There are many examples of schools and shows working together for the benefits of student education all over the state, according to Mr Capp.
In Taree, Chatham High School agriculture teacher Yan Kleynhans' says students recently elected their fourth show team committee. This committee of students, elected by their fellow students, takes full responsibility for the school's show team.
Our Chatham HIgh School team shows at the Sydney Royal, Canberra Royal, the Ekka and all shows in between.- Yan Kleynhans, Chatham High School agriculture teacher
"This committee and our show team are then the beneficiaries of training in personal and leadership development, they learn how to conduct a meeting, how to address people, public speaking, how to write a proper letter, applications - all invaluable and necessary skills required in life, as well as the many and varied skills associated with showing," Mr Kleynhans said.

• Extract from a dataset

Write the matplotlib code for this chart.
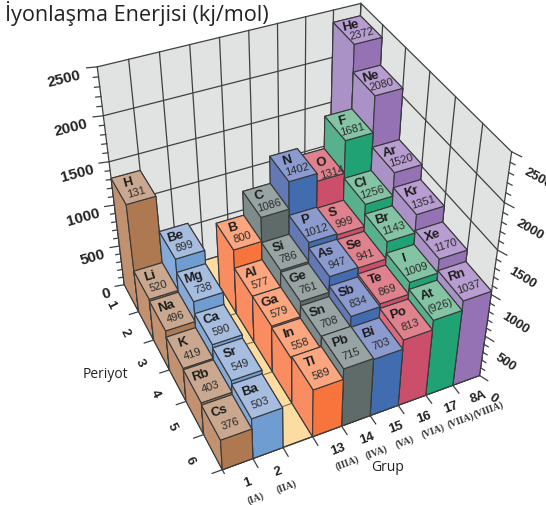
import matplotlib

matplotlib.use("Agg")

import matplotlib.pyplot as plt
from mpl_toolkits.mplot3d.art3d import Poly3DCollection

periods = ["1", "2", "3", "4", "5", "6"]
groups = ["1", "2", "13", "14", "15", "16", "17", "8A"]
group_names = ["(IA)", "(IIA)", "(IIIA)", "(IVA)", "(VA)", "(VIA)", "(VIIA)", "(VIIIA)"]
group_slots = [0, 1, 3, 4, 5, 6, 7, 8]  # slot 2 stays empty, the floor shows there

symbols = [
    ["H", None, None, None, None, None, None, "He"],
    ["Li", "Be", "B", "C", "N", "O", "F", "Ne"],
    ["Na", "Mg", "Al", "Si", "P", "S", "Cl", "Ar"],
    ["K", "Ca", "Ga", "Ge", "As", "Se", "Br", "Kr"],
    ["Rb", "Sr", "In", "Sn", "Sb", "Te", "I", "Xe"],
    ["Cs", "Ba", "Tl", "Pb", "Bi", "Po", "At", "Rn"],
]
energies = [
    [1312, None, None, None, None, None, None, 2372],
    [520, 899, 800, 1086, 1402, 1314, 1681, 2080],
    [496, 738, 577, 786, 1012, 999, 1256, 1520],
    [419, 590, 579, 761, 947, 941, 1143, 1351],
    [403, 549, 558, 708, 834, 869, 1009, 1170],
    [376, 503, 589, 715, 703, 813, 926, 1037],
]
# printed numbers that differ from the bar height
printed = {"H": "131", "At": "(926)"}

# top, left side, front side
group_colors = [
    ("#c9a88f", "#c2916f", "#ae7850"),
    ("#a7bde0", "#85aad9", "#6f9dd1"),
    ("#fba67f", "#f98c60", "#f8743d"),
    ("#98a4a3", "#7f8b8b", "#5e6b69"),
    ("#8c9bcf", "#6379b6", "#416db0"),
    ("#e0828e", "#e0687c", "#cb4f6b"),
    ("#84c4a4", "#58b18c", "#20a275"),
    ("#b89dd0", "#ab92c6", "#9472b4"),
]
edge = "#37393a"
wall = "#e1e3e2"
floor = "#fddca1"

# Text3D takes its angle from zdir, not from rotation
along_group = (1, 0, 0)
along_period = (0, -1, 0)
right_axis_dir = (0.25, -0.5, 0)

fig = plt.figure(figsize=(5.46, 5.06), dpi=100)
ax = fig.add_axes([46.86 / 546, 30.93 / 506, 482.6 / 546, 482.6 / 506], projection="3d")
ax.computed_zorder = False
ax.set_axis_off()
ax.patch.set_visible(False)
ax.set_xlim(0, 9)
ax.set_ylim(0, 6)
ax.set_zlim(0, 2500)
ax.view_init(40.103, -115.1227)
ax.set_proj_type("persp", focal_length=0.4626)
ax.set_box_aspect((1.0005, 0.9986, 1))

# walls and floor
ax.add_collection3d(Poly3DCollection([[(0, 6, 0), (9, 6, 0), (9, 6, 2500), (0, 6, 2500)]],
                                     facecolor=wall, edgecolor="none", zorder=1))
ax.add_collection3d(Poly3DCollection([[(9, 0, 0), (9, 6, 0), (9, 6, 2500), (9, 0, 2500)]],
                                     facecolor=wall, edgecolor="none", zorder=1))
ax.add_collection3d(Poly3DCollection([[(0, 0, 0), (9, 0, 0), (9, 6, 0), (0, 6, 0)]],
                                     facecolor=floor, edgecolor="none", zorder=1))

grid = dict(color="#3f4142", linewidth=0.9, zorder=2)
for x in range(10):
    ax.plot([x, x], [6, 6], [0, 2500], **grid)
for y in range(7):
    ax.plot([9, 9], [y, y], [0, 2500], **grid)
    ax.plot([0, 9], [y, y], [0, 0], color="#8a6f45", linewidth=0.8, zorder=2)
for z in range(0, 2501, 500):
    ax.plot([0, 9, 9], [6, 6, 0], [z, z, z], **grid)
ax.plot([0, 9], [0, 0], [0, 0], color=edge, linewidth=1.0, zorder=2)

# bars, back to front so the near ones cover the far ones
order = 10
for row in range(6):
    y = 5 - row
    for col in range(7, -1, -1):
        if symbols[row][col] is None:
            continue
        x = group_slots[col]
        top, left, front = group_colors[col]
        ax.bar3d(x, y, 0, 1, 1, energies[row][col], color=[top, top, front, front, left, left],
                 shade=False, edgecolor=edge, linewidth=0.8, zorder=order)
        sym = symbols[row][col]
        z = energies[row][col]
        # O sits partly behind N and Cl, its label moves clear and stays on top
        dx, dy = (0.17, -0.15) if sym == "O" else (0, 0)
        text_order = 800 if sym == "O" else order + 0.5
        ax.text(x + 0.42 + dx, y + 0.73 + dy, z, sym, zdir=along_group, fontsize=9.5, fontweight="bold",
                family="Liberation Sans", color="#1c1c1c", ha="center", va="center",
                rotation_mode="anchor", zorder=text_order)
        ax.text(x + 0.51 + dx, y + 0.33 + dy, z, printed.get(sym, str(z)), zdir=along_group, fontsize=8,
                family="Liberation Sans", color="#2b2b2b", ha="center", va="center",
                rotation_mode="anchor", zorder=text_order)
        order += 1

# ticks
tick = dict(color="#3f4142", linewidth=0.9, zorder=900)
for z in range(0, 2501, 100):
    n = 1.0 if z % 500 == 0 else 0.5
    ax.plot([0, -0.33 * n], [6, 6], [z, z + 15 * n], **tick)
    ax.plot([9, 9 + 0.121 * n], [0, -0.207 * n], [z, z], **tick)
for slot in range(9):
    ax.plot([slot, slot], [0, -0.25], [0, 0], **tick)
for y in range(6):
    ax.plot([0, -0.33], [y, y], [0, 0], **tick)

label = dict(family="Liberation Sans", fontweight="bold", color="#222222", rotation_mode="anchor", zorder=950)
for z in range(0, 2501, 500):
    ax.text(-0.53, 6, z - 30, str(z), zdir=along_group, fontsize=11, ha="right", va="center", **label)
    ax.text(8.846, -0.582, z, str(z), zdir=right_axis_dir, fontsize=9.5, ha="left", va="center", **label)
for i, name in enumerate(periods):
    ax.text(-0.75, 5.5 - i, 0, name, zdir=along_period, fontsize=9.5, ha="center", va="center", **label)
for i, name in enumerate(groups):
    x = group_slots[i] + 0.5
    ax.text(x, -0.5, 0, name, zdir=along_group, fontsize=9.5, ha="center", va="center", **label)
    ax.text(x, -0.9, 0, group_names[i], zdir=along_group, fontsize=7, family="Liberation Serif",
            fontweight="bold", color="#333333", ha="center", va="center", rotation_mode="anchor", zorder=950)

fig.text(5 / 546, 1 - 14 / 506, "İyonlaşma Enerjisi (kj/mol)", fontsize=15.6, family="Open Sans",
         color="#222222", ha="left", va="center")
fig.text(105 / 546, 1 - 375 / 506, "Periyot", fontsize=10, family="Open Sans", color="#222222",
         ha="center", va="center")
fig.text(388 / 546, 1 - 468 / 506, "Grup", fontsize=10, family="Open Sans", color="#222222",
         ha="center", va="center")

fig.savefig("out.png", dpi=100)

"It works: giving our students that responsibility, pushing them to grow personally and in a professional manner, and teaching them from very young how to conduct themselves. Often what our students learn and the experiences they gain will be invaluable," he added.
For the last three years, members of the show team have also been elected school and vice captains.
"We have had students who started out quite shy but went on to place well in regional public speaking competitions. Our members have been judges in regional shows and one of current year 12 students has recently been appointed the new treasurer for Wingham Beef Week. "
"Our Chatham HIgh School team shows at the Sydney Royal, Canberra Royal, the Ekka and all shows in between. The students helped organise inter school qualifier shows in February and March to gain qualifying points just so they could show at Sydney."
"These children are becoming very important members of our communities," Mr Kleynhans said.